- _Problem statement_
Copy all the material that follows, keeping every character the same.

- _Dataset extract_
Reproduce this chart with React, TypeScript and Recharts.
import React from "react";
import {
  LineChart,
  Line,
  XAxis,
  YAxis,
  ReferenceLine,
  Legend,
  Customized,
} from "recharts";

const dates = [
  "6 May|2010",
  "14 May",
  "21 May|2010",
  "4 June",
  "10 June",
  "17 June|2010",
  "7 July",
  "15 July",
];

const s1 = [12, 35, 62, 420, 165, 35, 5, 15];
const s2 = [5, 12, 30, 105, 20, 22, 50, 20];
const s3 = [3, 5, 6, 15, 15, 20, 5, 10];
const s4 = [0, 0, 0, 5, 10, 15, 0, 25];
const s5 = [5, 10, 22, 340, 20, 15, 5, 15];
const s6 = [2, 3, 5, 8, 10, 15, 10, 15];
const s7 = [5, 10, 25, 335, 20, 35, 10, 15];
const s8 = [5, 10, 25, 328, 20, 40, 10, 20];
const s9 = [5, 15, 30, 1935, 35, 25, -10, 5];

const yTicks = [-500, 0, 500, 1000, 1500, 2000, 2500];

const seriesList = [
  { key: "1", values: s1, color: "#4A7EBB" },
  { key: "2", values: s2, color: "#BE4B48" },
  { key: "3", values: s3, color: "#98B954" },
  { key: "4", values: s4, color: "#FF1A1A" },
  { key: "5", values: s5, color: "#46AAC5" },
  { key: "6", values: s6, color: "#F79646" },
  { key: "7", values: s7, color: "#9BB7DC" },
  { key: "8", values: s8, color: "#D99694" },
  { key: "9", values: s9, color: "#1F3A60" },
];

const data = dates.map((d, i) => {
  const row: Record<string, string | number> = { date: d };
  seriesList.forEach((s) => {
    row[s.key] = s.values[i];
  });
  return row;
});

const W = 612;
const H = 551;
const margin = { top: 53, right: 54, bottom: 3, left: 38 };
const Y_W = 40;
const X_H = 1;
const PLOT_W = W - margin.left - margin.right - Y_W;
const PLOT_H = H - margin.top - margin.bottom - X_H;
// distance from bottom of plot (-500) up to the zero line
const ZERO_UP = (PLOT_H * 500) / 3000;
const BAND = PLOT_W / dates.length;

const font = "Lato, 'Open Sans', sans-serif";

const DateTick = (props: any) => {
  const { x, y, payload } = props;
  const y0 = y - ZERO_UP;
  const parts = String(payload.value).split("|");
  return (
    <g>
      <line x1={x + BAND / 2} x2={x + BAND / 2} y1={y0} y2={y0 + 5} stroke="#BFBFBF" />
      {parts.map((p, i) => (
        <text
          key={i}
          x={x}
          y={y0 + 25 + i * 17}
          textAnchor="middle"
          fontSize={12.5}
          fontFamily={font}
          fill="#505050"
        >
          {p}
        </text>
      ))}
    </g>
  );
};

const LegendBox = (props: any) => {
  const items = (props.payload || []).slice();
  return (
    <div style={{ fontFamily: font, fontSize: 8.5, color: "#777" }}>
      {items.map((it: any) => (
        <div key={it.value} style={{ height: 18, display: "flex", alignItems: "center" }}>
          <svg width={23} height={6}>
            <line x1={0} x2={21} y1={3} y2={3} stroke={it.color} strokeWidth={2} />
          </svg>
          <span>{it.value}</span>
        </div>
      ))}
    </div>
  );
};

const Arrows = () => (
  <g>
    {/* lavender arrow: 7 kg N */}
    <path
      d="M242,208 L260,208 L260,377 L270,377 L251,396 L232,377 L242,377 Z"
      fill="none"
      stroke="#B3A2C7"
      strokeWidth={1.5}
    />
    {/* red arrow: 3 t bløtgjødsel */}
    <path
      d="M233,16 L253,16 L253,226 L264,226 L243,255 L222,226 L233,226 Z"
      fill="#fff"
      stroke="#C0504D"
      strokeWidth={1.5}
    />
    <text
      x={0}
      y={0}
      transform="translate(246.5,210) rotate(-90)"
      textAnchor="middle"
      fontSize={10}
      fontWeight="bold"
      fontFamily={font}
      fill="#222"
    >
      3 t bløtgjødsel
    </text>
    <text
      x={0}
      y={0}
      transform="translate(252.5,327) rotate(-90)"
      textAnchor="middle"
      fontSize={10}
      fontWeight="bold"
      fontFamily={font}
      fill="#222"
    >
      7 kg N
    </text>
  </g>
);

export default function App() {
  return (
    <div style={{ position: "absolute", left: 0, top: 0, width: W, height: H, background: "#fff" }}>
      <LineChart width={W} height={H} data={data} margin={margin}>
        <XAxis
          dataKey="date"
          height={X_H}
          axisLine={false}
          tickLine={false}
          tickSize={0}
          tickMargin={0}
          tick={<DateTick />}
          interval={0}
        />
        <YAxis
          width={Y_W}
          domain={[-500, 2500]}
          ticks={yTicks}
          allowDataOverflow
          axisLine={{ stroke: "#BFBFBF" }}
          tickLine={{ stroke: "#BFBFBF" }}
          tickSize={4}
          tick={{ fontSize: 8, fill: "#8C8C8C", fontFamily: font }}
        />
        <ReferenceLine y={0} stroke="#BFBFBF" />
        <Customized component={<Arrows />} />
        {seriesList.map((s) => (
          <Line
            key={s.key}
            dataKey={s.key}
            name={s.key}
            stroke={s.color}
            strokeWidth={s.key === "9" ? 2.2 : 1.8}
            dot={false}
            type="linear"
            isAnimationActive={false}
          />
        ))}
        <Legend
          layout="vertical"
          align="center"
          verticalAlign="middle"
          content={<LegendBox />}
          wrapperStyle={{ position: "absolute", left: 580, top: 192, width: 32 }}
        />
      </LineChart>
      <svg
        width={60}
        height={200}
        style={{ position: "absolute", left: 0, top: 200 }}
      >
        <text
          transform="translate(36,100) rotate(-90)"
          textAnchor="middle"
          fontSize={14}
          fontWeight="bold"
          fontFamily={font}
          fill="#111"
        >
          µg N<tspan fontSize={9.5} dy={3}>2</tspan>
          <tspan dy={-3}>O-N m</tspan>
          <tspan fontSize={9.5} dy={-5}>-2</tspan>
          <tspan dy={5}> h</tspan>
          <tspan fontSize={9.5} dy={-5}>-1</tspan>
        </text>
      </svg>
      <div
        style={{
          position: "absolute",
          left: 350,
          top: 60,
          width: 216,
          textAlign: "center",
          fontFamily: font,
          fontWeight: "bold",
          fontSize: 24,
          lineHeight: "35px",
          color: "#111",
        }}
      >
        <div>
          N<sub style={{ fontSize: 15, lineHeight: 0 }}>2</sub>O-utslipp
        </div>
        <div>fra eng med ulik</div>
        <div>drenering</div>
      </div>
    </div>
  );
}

- _Solution to the problem_
Reproduce this chart with React, TypeScript and Recharts.
import React from "react";
import {
  LineChart,
  Line,
  XAxis,
  YAxis,
  ReferenceLine,
  Legend,
  Customized,
} from "recharts";

const dates = [
  "6 May|2010",
  "14 May",
  "21 May|2010",
  "4 June",
  "10 June",
  "17 June|2010",
  "7 July",
  "15 July",
];

const s1 = [12, 35, 62, 420, 165, 35, 5, 15];
const s2 = [5, 12, 30, 105, 20, 22, 50, 20];
const s3 = [3, 5, 6, 15, 15, 20, 5, 10];
const s4 = [0, 0, 0, 5, 10, 15, 0, 25];
const s5 = [5, 10, 22, 340, 20, 15, 5, 15];
const s6 = [2, 3, 5, 8, 10, 15, 10, 15];
const s7 = [5, 10, 25, 335, 20, 35, 10, 15];
const s8 = [5, 10, 25, 328, 20, 40, 10, 20];
const s9 = [5, 15, 30, 1935, 35, 25, -10, 5];

const yTicks = [-500, 0, 500, 1000, 1500, 2000, 2500];

const seriesList = [
  { key: "1", values: s1, color: "#4A7EBB" },
  { key: "2", values: s2, color: "#BE4B48" },
  { key: "3", values: s3, color: "#98B954" },
  { key: "4", values: s4, color: "#FF1A1A" },
  { key: "5", values: s5, color: "#46AAC5" },
  { key: "6", values: s6, color: "#F79646" },
  { key: "7", values: s7, color: "#9BB7DC" },
  { key: "8", values: s8, color: "#D99694" },
  { key: "9", values: s9, color: "#1F3A60" },
];

const data = dates.map((d, i) => {
  const row: Record<string, string | number> = { date: d };
  seriesList.forEach((s) => {
    row[s.key] = s.values[i];
  });
  return row;
});

const W = 612;
const H = 551;
const margin = { top: 53, right: 54, bottom: 3, left: 38 };
const Y_W = 40;
const X_H = 1;
const PLOT_W = W - margin.left - margin.right - Y_W;
const PLOT_H = H - margin.top - margin.bottom - X_H;
// distance from bottom of plot (-500) up to the zero line
const ZERO_UP = (PLOT_H * 500) / 3000;
const BAND = PLOT_W / dates.length;

const font = "Lato, 'Open Sans', sans-serif";

const DateTick = (props: any) => {
  const { x, y, payload } = props;
  const y0 = y - ZERO_UP;
  const parts = String(payload.value).split("|");
  return (
    <g>
      <line x1={x + BAND / 2} x2={x + BAND / 2} y1={y0} y2={y0 + 5} stroke="#BFBFBF" />
      {parts.map((p, i) => (
        <text
          key={i}
          x={x}
          y={y0 + 25 + i * 17}
          textAnchor="middle"
          fontSize={12.5}
          fontFamily={font}
          fill="#505050"
        >
          {p}
        </text>
      ))}
    </g>
  );
};

const LegendBox = (props: any) => {
  const items = (props.payload || []).slice();
  return (
    <div style={{ fontFamily: font, fontSize: 8.5, color: "#777" }}>
      {items.map((it: any) => (
        <div key={it.value} style={{ height: 18, display: "flex", alignItems: "center" }}>
          <svg width={23} height={6}>
            <line x1={0} x2={21} y1={3} y2={3} stroke={it.color} strokeWidth={2} />
          </svg>
          <span>{it.value}</span>
        </div>
      ))}
    </div>
  );
};

const Arrows = () => (
  <g>
    {/* lavender arrow: 7 kg N */}
    <path
      d="M242,208 L260,208 L260,377 L270,377 L251,396 L232,377 L242,377 Z"
      fill="none"
      stroke="#B3A2C7"
      strokeWidth={1.5}
    />
    {/* red arrow: 3 t bløtgjødsel */}
    <path
      d="M233,16 L253,16 L253,226 L264,226 L243,255 L222,226 L233,226 Z"
      fill="#fff"
      stroke="#C0504D"
      strokeWidth={1.5}
    />
    <text
      x={0}
      y={0}
      transform="translate(246.5,210) rotate(-90)"
      textAnchor="middle"
      fontSize={10}
      fontWeight="bold"
      fontFamily={font}
      fill="#222"
    >
      3 t bløtgjødsel
    </text>
    <text
      x={0}
      y={0}
      transform="translate(252.5,327) rotate(-90)"
      textAnchor="middle"
      fontSize={10}
      fontWeight="bold"
      fontFamily={font}
      fill="#222"
    >
      7 kg N
    </text>
  </g>
);

export default function App() {
  return (
    <div style={{ position: "absolute", left: 0, top: 0, width: W, height: H, background: "#fff" }}>
      <LineChart width={W} height={H} data={data} margin={margin}>
        <XAxis
          dataKey="date"
          height={X_H}
          axisLine={false}
          tickLine={false}
          tickSize={0}
          tickMargin={0}
          tick={<DateTick />}
          interval={0}
        />
        <YAxis
          width={Y_W}
          domain={[-500, 2500]}
          ticks={yTicks}
          allowDataOverflow
          axisLine={{ stroke: "#BFBFBF" }}
          tickLine={{ stroke: "#BFBFBF" }}
          tickSize={4}
          tick={{ fontSize: 8, fill: "#8C8C8C", fontFamily: font }}
        />
        <ReferenceLine y={0} stroke="#BFBFBF" />
        <Customized component={<Arrows />} />
        {seriesList.map((s) => (
          <Line
            key={s.key}
            dataKey={s.key}
            name={s.key}
            stroke={s.color}
            strokeWidth={s.key === "9" ? 2.2 : 1.8}
            dot={false}
            type="linear"
            isAnimationActive={false}
          />
        ))}
        <Legend
          layout="vertical"
          align="center"
          verticalAlign="middle"
          content={<LegendBox />}
          wrapperStyle={{ position: "absolute", left: 580, top: 192, width: 32 }}
        />
      </LineChart>
      <svg
        width={60}
        height={200}
        style={{ position: "absolute", left: 0, top: 200 }}
      >
        <text
          transform="translate(36,100) rotate(-90)"
          textAnchor="middle"
          fontSize={14}
          fontWeight="bold"
          fontFamily={font}
          fill="#111"
        >
          µg N<tspan fontSize={9.5} dy={3}>2</tspan>
          <tspan dy={-3}>O-N m</tspan>
          <tspan fontSize={9.5} dy={-5}>-2</tspan>
          <tspan dy={5}> h</tspan>
          <tspan fontSize={9.5} dy={-5}>-1</tspan>
        </text>
      </svg>
      <div
        style={{
          position: "absolute",
          left: 350,
          top: 60,
          width: 216,
          textAlign: "center",
          fontFamily: font,
          fontWeight: "bold",
          fontSize: 24,
          lineHeight: "35px",
          color: "#111",
        }}
      >
        <div>
          N<sub style={{ fontSize: 15, lineHeight: 0 }}>2</sub>O-utslipp
        </div>
        <div>fra eng med ulik</div>
        <div>drenering</div>
      </div>
    </div>
  );
}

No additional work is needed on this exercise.